Batch operations
Zeebe supports executing certain operations as batch operations:
- Resolve incidents
- Migrate process instances
- Modify process instances
- Cancel process instances
How do they work?
A Zeebe batch operation always consists of two parts:
-
The command:
The batch operation type determines the action performed on the process instances.
For example, the typeMIGRATE_PROCESS_INSTANCE
means process instances are migrated to a new process definition version.
Some batch types require more details, such as a migration plan for process instance migration. -
The batch operation items:
The items are not directly defined at creation. Instead, a filter describes them.
This filter is applied to the configured secondary database (e.g., Elasticsearch) to identify matching process instances.

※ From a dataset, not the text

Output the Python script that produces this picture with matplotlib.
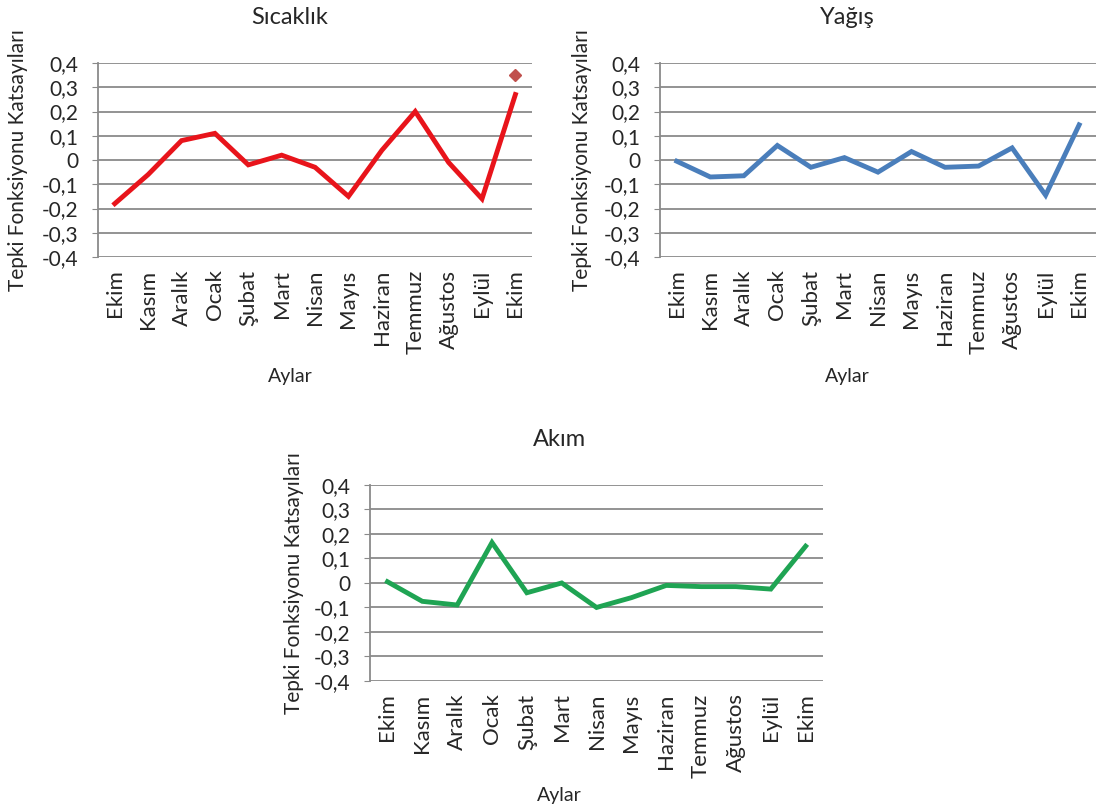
import matplotlib.pyplot as plt

plt.rcParams['font.family'] = ['Lato', 'DejaVu Sans']

months = ['Ekim', 'Kasım', 'Aralık', 'Ocak', 'Şubat', 'Mart', 'Nisan',
          'Mayıs', 'Haziran', 'Temmuz', 'Ağustos', 'Eylül', 'Ekim']

sicaklik = [-0.18, -0.06, 0.08, 0.11, -0.02, 0.02, -0.03, -0.15,
            0.04, 0.20, -0.01, -0.16, 0.27]
sicaklik_last = 0.35   # single marker above the last month

yagis = [-0.005, -0.07, -0.065, 0.06, -0.03, 0.01, -0.05, 0.035,
         -0.03, -0.025, 0.05, -0.145, 0.145]

akim = [0.005, -0.075, -0.09, 0.165, -0.04, 0.0, -0.10, -0.06,
        -0.01, -0.015, -0.015, -0.025, 0.15]

yticks = [-0.4, -0.3, -0.2, -0.1, 0, 0.1, 0.2, 0.3, 0.4]
ytick_labels = ['-0,4', '-0,3', '-0,2', '-0,1', '0', '0,1', '0,2', '0,3', '0,4']

text_col = '#262626'
grid_col = '#8a8a8a'


def draw(ax, values, color, title, mid_x, ylab_x, xlab_y):
    x = range(len(values))
    ax.plot(x, values, color=color, lw=3.5, solid_joinstyle='miter', zorder=3)
    ax.set_xlim(-0.5, len(values) - 0.5)
    ax.set_ylim(-0.4, 0.4)
    ax.set_yticks(yticks)
    ax.set_yticklabels(ytick_labels)
    ax.set_xticks(list(x))
    ax.set_xticklabels(months, rotation=90, va='top', ha='center')
    ax.grid(axis='y', color=grid_col, lw=1.3)
    ax.set_axisbelow(True)
    for s in ['top', 'right', 'bottom']:
        ax.spines[s].set_visible(False)
    ax.spines['left'].set_color(grid_col)
    ax.spines['left'].set_linewidth(1.3)
    ax.tick_params(axis='y', length=4, color=grid_col, labelsize=15,
                   labelcolor=text_col, pad=10)
    ax.tick_params(axis='x', length=0, labelsize=16, labelcolor=text_col, pad=9)
    ax.set_ylabel('Tepki Fonksiyonu Katsayıları', fontsize=15, color=text_col)
    ax.yaxis.set_label_coords(ylab_x, 0.5)
    ax.set_xlabel('Aylar', fontsize=14, color=text_col)
    ax.xaxis.set_label_coords(mid_x, xlab_y)
    ax.set_title(title, fontsize=17, color=text_col, x=mid_x, pad=28)


fig = plt.figure(figsize=(10.98, 8.10), dpi=100)

ax1 = fig.add_axes([0.0893, 0.6827, 0.3953, 0.2395])
draw(ax1, sicaklik, '#e8141b', 'Sıcaklık', 0.442, -0.162, -0.57)
ax1.plot([len(sicaklik) - 1], [sicaklik_last], marker='D', ms=6,
         color='#c0504d', ls='none', zorder=4)

ax2 = fig.add_axes([0.6011, 0.6827, 0.397, 0.2395])
draw(ax2, yagis, '#4a7ebb', 'Yağış', 0.43, -0.156, -0.57)

ax3 = fig.add_axes([0.337, 0.1593, 0.4126, 0.2420])
draw(ax3, akim, '#1fa453', 'Akım', 0.418, -0.145, -0.54)

fig.savefig('out.png', dpi=100, facecolor='white')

Distribution and eventual consistency
Zeebe clusters are distributed systems with multiple brokers and partitions. Each partition manages a subset of process instances.
When a batch operation starts:
- The batch operation (command + filter) is created and distributed to all partitions.

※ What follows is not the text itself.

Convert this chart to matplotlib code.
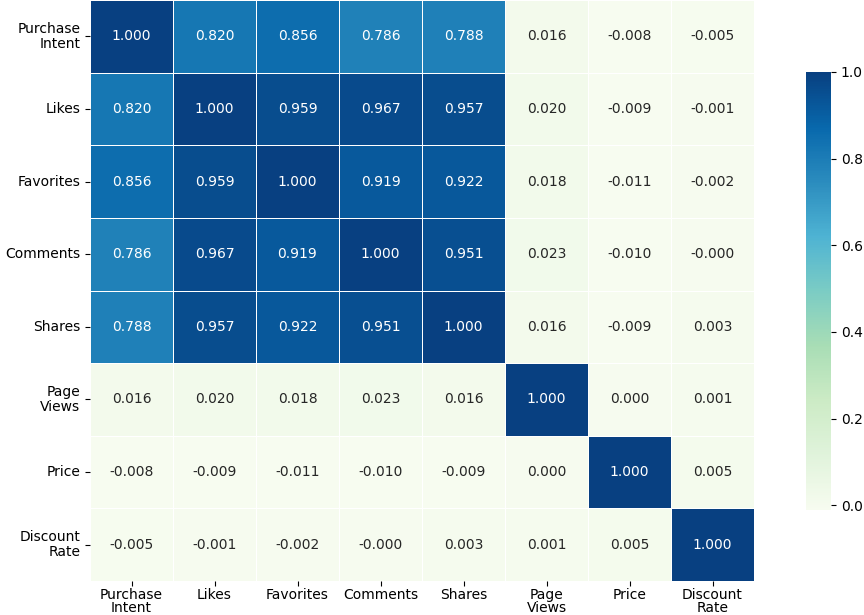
import matplotlib
matplotlib.use('Agg')
import matplotlib.pyplot as plt
import numpy as np
import seaborn as sns

labels = ['Purchase Intent', 'Likes', 'Favorites', 'Comments', 'Shares',
          'Page Views', 'Price', 'Discount Rate']

corr = np.array([
    [1.000, 0.820, 0.856, 0.786, 0.788, 0.016, -0.008, -0.005],
    [0.820, 1.000, 0.959, 0.967, 0.957, 0.020, -0.009, -0.001],
    [0.856, 0.959, 1.000, 0.919, 0.922, 0.018, -0.011, -0.002],
    [0.786, 0.967, 0.919, 1.000, 0.951, 0.023, -0.010, -0.000],
    [0.788, 0.957, 0.922, 0.951, 1.000, 0.016, -0.009, 0.003],
    [0.016, 0.020, 0.018, 0.023, 0.016, 1.000, 0.000, 0.001],
    [-0.008, -0.009, -0.011, -0.010, -0.009, 0.000, 1.000, 0.005],
    [-0.005, -0.001, -0.002, -0.000, 0.003, 0.001, 0.005, 1.000],
])

tick_labels = [s.replace(' ', '\n') for s in labels]

plt.rcParams['font.family'] = ['DejaVu Sans']

fig = plt.figure(figsize=(8.64, 6.15), dpi=100)
W, H = 864, 615
ax = fig.add_axes([90 / W, (H - 581) / H, 664 / W, 581 / H])
cax = fig.add_axes([806 / W, (H - 510) / H, 25 / W, 438 / H])

sns.heatmap(corr, annot=True, fmt='.3f', cmap='GnBu', linewidths=0.6, linecolor='white',
            xticklabels=tick_labels, yticklabels=tick_labels, ax=ax, cbar_ax=cax,
            annot_kws={'fontsize': 10})
ax.tick_params(axis='both', labelsize=10)
ax.tick_params(axis='x', pad=1.5)
plt.setp(ax.get_xticklabels(), rotation=0, linespacing=0.95)
plt.setp(ax.get_yticklabels(), rotation=0, linespacing=1.05)
cax.tick_params(labelsize=10)
cax.set_yticks([0.0, 0.2, 0.4, 0.6, 0.8, 1.0])

fig.savefig('out.png', dpi=100)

- Each partition processes the batch independently:
- It uses the filter to find relevant process instances in the secondary database.
- It applies the batch command to each matched instance.
- After all partitions finish, the final statuses are collected, and the batch is marked
COMPLETED
.
This distributed, asynchronous approach allows parallel processing of many process instances.
Implications of distribution
-
UI discrepancies:
When started from Operate UI, the displayed filtered instances may differ from those executed.
The batch operation defines filter criteria, not an exact set of instances. By the time the engine applies the batch, search results may have changed.
The number of instances to process is fixed at the batch start and does not include new instances created afterward. -
Partition independence:
Each partition fetches and processes matching instances independently.
At the start of very large batches, the total number of known items may vary until all partitions finish fetching.
This is due to multiple paged queries to the secondary database.
Why query the secondary database?
Although the broker’s internal RocksDB stores process instance data, the external database is queried because:
- RocksDB is a key-value store, not optimized for complex queries.
- The secondary database (e.g., Elasticsearch) efficiently supports complex filtering.
- The user interface enables filter-based batch creation, which RocksDB cannot support.
Failure handling
Batch operations may fail during initialization or execution.
Initialization failures
- Occur if a partition cannot fetch relevant items from the secondary database (e.g., network issues).
- Only the affected partition fails; others continue processing normally.
- Failed partitions may have incorrect item counts.
- The API reports failed partitions in the batch status.
- Failed batches cannot be retried but can be restarted with the same filter.
Execution failures
Failures may occur when a partition processes individual batch items. Examples include:
- The process instance completed or was canceled after batch start.
- The incident was resolved after batch start.
- The migration or modification plan is invalid for the instance.
Failed items are marked FAILED
in the batch status and cannot be retried. To retry, create a new batch with the same filter.
How do I start and monitor a batch operation?
You can create batch operations using:
- The Orchestration Cluster API, which provides REST endpoints to create, manage, and monitor batches.
- The Camunda client, which offers APIs for batch operations.
These APIs also support suspending, resuming, or canceling ongoing batch operations.
The Operate UI currently allows creating batch operations only for itself. Starting Zeebe batch operations through Operate is planned for Camunda 8.9.
Technical monitoring
Batch operation performance can be tracked via Grafana dashboards.
Authorization
To execute a batch operation, users need two sets of permissions:
- Permission to create the batch operation.
- Permission to read and act on the process instances targeted by the batch.
For detailed authorization info, see Authorization.
Performance impact
Batch operations share cluster resources with regular process instances, affecting each other’s performance. Commands created by batch operations run with the same priority as user-generated commands.
Large batch operations can temporarily impact cluster performance during:
- Batch creation in RocksDB.
- Initialization, when partitions query the secondary database individually and in parallel.
Heavy querying of the secondary database can notably affect its performance, especially for large batches with broad filters.